--- start Information provided ---

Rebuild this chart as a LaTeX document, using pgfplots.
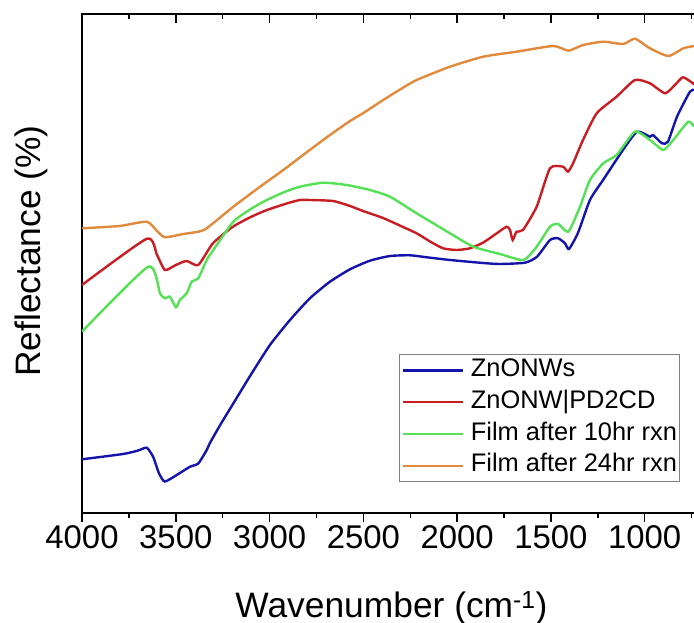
\documentclass[border=0pt]{standalone}
\usepackage{pgfplots}
\pgfplotsset{compat=1.18}
\usepackage{fontspec}
\setmainfont{Liberation Sans}
\definecolor{cblue}{RGB}{20,20,170}
\definecolor{cred}{RGB}{200,30,35}
\definecolor{cgreen}{RGB}{85,225,85}
\definecolor{corange}{RGB}{226,138,60}
\begin{document}
\begin{tikzpicture}
\pgfplotsset{
  common/.style={
    scale only axis, width=619bp, height=499bp,
    x dir=reverse, xmin=700, xmax=4000, ymin=0, ymax=499,
    xtick={1000,1500,...,4000}, minor xtick={750,1250,...,3750},
    ytick=\empty,
    major tick length=9bp, minor tick length=5bp,
    every tick/.style={black, line width=1.5bp},
    /pgf/number format/assume math mode=true,
    /pgf/number format/1000 sep={},
  }
}
\begin{axis}[common, name=ax,
  axis line style={line width=1.6bp},
  xtick pos=left, tick align=outside,
  tick label style={font=\fontsize{33}{40}\selectfont},
  xlabel={Wavenumber (cm\textsuperscript{-1})},
  ylabel={Reflectance (\%)},
  label style={font=\fontsize{35.5}{42}\selectfont},
  xlabel style={at={(axis description cs:0.5,0)}, anchor=base, yshift=-104bp},
  ylabel style={at={(axis description cs:-0.082,0.525)}, anchor=center},
  legend cell align=left,
  legend image code/.code={\draw[#1, line width=2.1bp] (0bp,0bp) -- (60bp,0bp);},
  legend style={at={(axis description cs:0.966,0.0627)}, anchor=south east,
    font=\fontsize{25.5}{25.5}\selectfont, draw=gray, line width=0.8bp,
    inner xsep=2.5bp, inner ysep=2bp, row sep=4.2bp, column sep=7bp,
    nodes={inner sep=0pt, text height=20bp, text depth=7.5bp}},
  every axis plot/.append style={line width=2.4bp, smooth, tension=0.35},
]
\addplot[cblue] coordinates {(4000,53.7)(3781,59)(3700,62.5)(3655,65.3)(3621,56.3)(3590,40)(3558,31.5)(3478,40)(3424,46.3)(3380,49.5)(3335,63)(3318,70)(3260,89)(3195,109)(3104,137)(2998,168)(2891,193)(2785,214.7)(2678,231.3)(2571,243.7)(2465,252.3)(2358,257)(2251,257.7)(2162,255.7)(2038,253)(1862,250)(1772,249)(1638,250.3)(1574,256.3)(1505,273)(1462,274.7)(1425,269.7)(1404,264)(1356,280)(1292,313)(1222,333)(1116,363)(1041,381.3)(972,376.3)(956,378)(908,369.7)(876,371.3)(828,396.3)(759,421.3)(737,423)};
\addlegendentry{ZnONWs}
\addplot[cred] coordinates {(4000,228)(3655,274.2)(3600,258)(3558,243)(3500,248)(3442,252)(3380,248)(3302,269.7)(3195,286.3)(3100,296)(3014,303)(2900,310)(2838,313)(2785,313)(2662,312)(2571,307)(2502,302)(2395,295)(2300,287)(2216,279.7)(2140,271)(2075,264.7)(2002,263)(1932,264.7)(1862,270.3)(1789,279.7)(1736,286.3)(1718,283)(1704,273)(1683,281.3)(1649,283)(1576,306.3)(1505,344.7)(1436,346.3)(1409,341.3)(1382,349.7)(1329,373)(1256,399.7)(1150,416.3)(1052,433)(972,429.7)(892,419.7)(839,428)(796,435.7)(743,429.7)(737,428)};
\addlegendentry{ZnONW|PD2CD}
\addplot[cgreen] coordinates {(4000,181.3)(3647,246.3)(3584,219.7)(3558,214.7)(3531,216.3)(3499,205.7)(3478,213)(3442,219.7)(3415,231.3)(3380,234.7)(3335,253)(3300,263)(3193,291.3)(3100,304)(3015,313)(2920,321)(2838,326.3)(2714,330.3)(2589,328)(2465,323)(2358,316.3)(2216,299.7)(2038,279.7)(1914,266.3)(1772,259)(1647,253)(1576,266.3)(1505,286.3)(1461,289)(1407,281.3)(1345,306.3)(1292,333)(1221,349.7)(1150,358)(1052,381.3)(972,373)(901,363)(848,373)(768,391.3)(737,386.3)};
\addlegendentry{Film after 10hr rxn}
\addplot[corange] coordinates {(4000,284.7)(3800,287)(3655,291.3)(3600,282)(3558,275.7)(3460,279)(3380,281.3)(3335,284.7)(3193,306.3)(3060,325)(2927,343)(2800,361)(2678,378)(2571,392)(2500,400)(2394,413)(2300,424)(2216,433)(2038,446.3)(1861,456.3)(1683,461.3)(1487,467)(1407,462.3)(1328,468)(1221,471.3)(1114,469)(1052,474.3)(972,464.7)(874,457)(794,464.7)(737,467)};
\addlegendentry{Film after 24hr rxn}
\end{axis}
\begin{axis}[common,
  axis line style={draw=none},
  xtick pos=right, tick align=inside,
  xticklabels={},
]
\end{axis}
\pgfresetboundingbox
\path[use as bounding box] ([xshift=-82bp,yshift=-110bp]ax.south west) rectangle ([xshift=612bp,yshift=14bp]ax.north west);
\end{tikzpicture}
\end{document}
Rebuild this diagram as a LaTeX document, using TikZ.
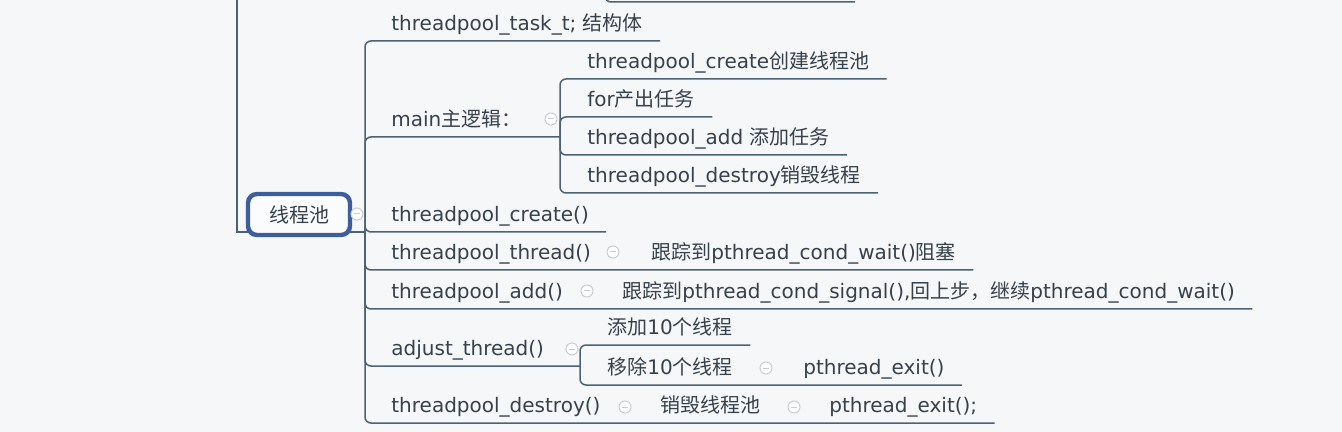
\documentclass[tikz,border=0pt]{standalone}
\usepackage{fontspec}
\setmainfont{DejaVu Sans}
\newfontfamily\cjk{Noto Sans CJK SC}
\usepackage{tikz}
\usetikzlibrary{positioning}

\definecolor{bgpaper}{HTML}{F6F7F9}
\definecolor{linecol}{HTML}{4B6275}
\definecolor{txtcol}{HTML}{37414B}
\definecolor{rootblue}{HTML}{3D5E9C}
\definecolor{foldgray}{HTML}{C9CED4}

\tikzset{
  branch/.style={draw=linecol, line width=0.75pt, rounded corners=3pt},
  topic/.style={anchor=south west, inner xsep=0pt, inner ysep=3pt,
                text height=7.5pt, text depth=2pt, text=txtcol,
                font=\fontsize{10pt}{12pt}\selectfont},
  fold/.style={circle, draw=foldgray, fill=white, line width=0.5pt,
               minimum size=6pt, inner sep=0pt,
               path picture={\draw[foldgray, line width=0.5pt]
                 ([xshift=1.4pt]path picture bounding box.west) --
                 ([xshift=-1.4pt]path picture bounding box.east);}},
  rootbox/.style={draw=rootblue, line width=2.2pt, rounded corners=4.5pt,
                  fill=white!60!bgpaper, minimum width=51pt, minimum height=20.5pt,
                  text=txtcol, font=\fontsize{10pt}{12pt}\selectfont\cjk}
}

\begin{document}
\begin{tikzpicture}[x=0.5pt, y=-0.5pt]
    \fill[bgpaper] (0,0) rectangle (1342,432);
    \useasboundingbox (0,0) rectangle (1342,432);

    % joints
    \coordinate (hub) at (365,232);
    \coordinate (mainhub) at (560,137);
    \coordinate (adjhub) at (580,366);
    \coordinate (uptop) at (237,-5);
    \coordinate (prevtop) at (605,-8);
    \coordinate (prevend) at (855,2);

    % topics
    \node[topic] (task) at (391,41) {threadpool\_task\_t; {\cjk 结构体}};
    \node[topic] (mainlogic) at (391,137) {main{\cjk 主逻辑：}};
    \node[topic] (mcreate) at (587,79) {threadpool\_create{\cjk 创建线程池}};
    \node[topic] (mfor) at (587,117) {for{\cjk 产出任务}};
    \node[topic] (madd) at (587,155) {threadpool\_add {\cjk 添加任务}};
    \node[topic] (mdestroy) at (587,193) {threadpool\_destroy{\cjk 销毁线程}};
    \node[topic] (create) at (391,232) {threadpool\_create()};
    \node[topic] (thread) at (391,270) {threadpool\_thread()};
    \node[topic] (waitnote) at (651,270) {{\cjk 跟踪到}pthread\_cond\_wait(){\cjk 阻塞}};
    \node[topic] (add) at (391,309) {threadpool\_add()};
    \node[topic] (signalnote) at (622,309) {{\cjk 跟踪到}pthread\_cond\_signal(),{\cjk 回上步，继续}pthread\_cond\_wait()};
    \node[topic] (adjust) at (391,366) {adjust\_thread()};
    \node[topic] (addten) at (607,345) {{\cjk 添加}10{\cjk 个线程}};
    \node[topic] (delten) at (607,385) {{\cjk 移除}10{\cjk 个线程}};
    \node[topic] (exitone) at (803,385) {pthread\_exit()};
    \node[topic] (destroy) at (391,423) {threadpool\_destroy()};
    \node[topic] (destroynote) at (660,423) {{\cjk 销毁线程池}};
    \node[topic] (exittwo) at (829,423) {pthread\_exit();};

    % branches
    \draw[branch, rounded corners=0pt] (uptop) |- (hub);
    \draw[branch] (prevtop) |- (prevend);
    \foreach \t in {task, create, waitnote, signalnote, exittwo}
      \draw[branch] (hub) |- ([xshift=8.5pt]\t.south east);
    \draw[branch] (hub) |- (mainhub);
    \draw[branch] (hub) |- (adjhub);
    \foreach \t in {mcreate, mfor, madd, mdestroy}
      \draw[branch] (mainhub) |- ([xshift=8.5pt]\t.south east);
    \foreach \t in {addten, exitone}
      \draw[branch] (adjhub) |- ([xshift=8.5pt]\t.south east);

    % root
    \node[rootbox] (root) at (299,214.5) {线程池};

    % fold buttons
    \node[fold] (f0) at (357,214) {};
    \node[fold] (f1) at (551,119) {};
    \node[fold] (f2) at (613,252) {};
    \node[fold] (f3) at (587,291) {};
    \node[fold] (f4) at (572,349) {};
    \node[fold] (f5) at (766,368) {};
    \node[fold] (f6) at (625,407) {};
    \node[fold] (f7) at (794,407) {};
\end{tikzpicture}
\end{document}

--- end Information provided ---

Job: Show, from the material above, each line that includes the string "using".

Reply to the exercise:
Rebuild this chart as a LaTeX document, using pgfplots.
Rebuild this diagram as a LaTeX document, using TikZ.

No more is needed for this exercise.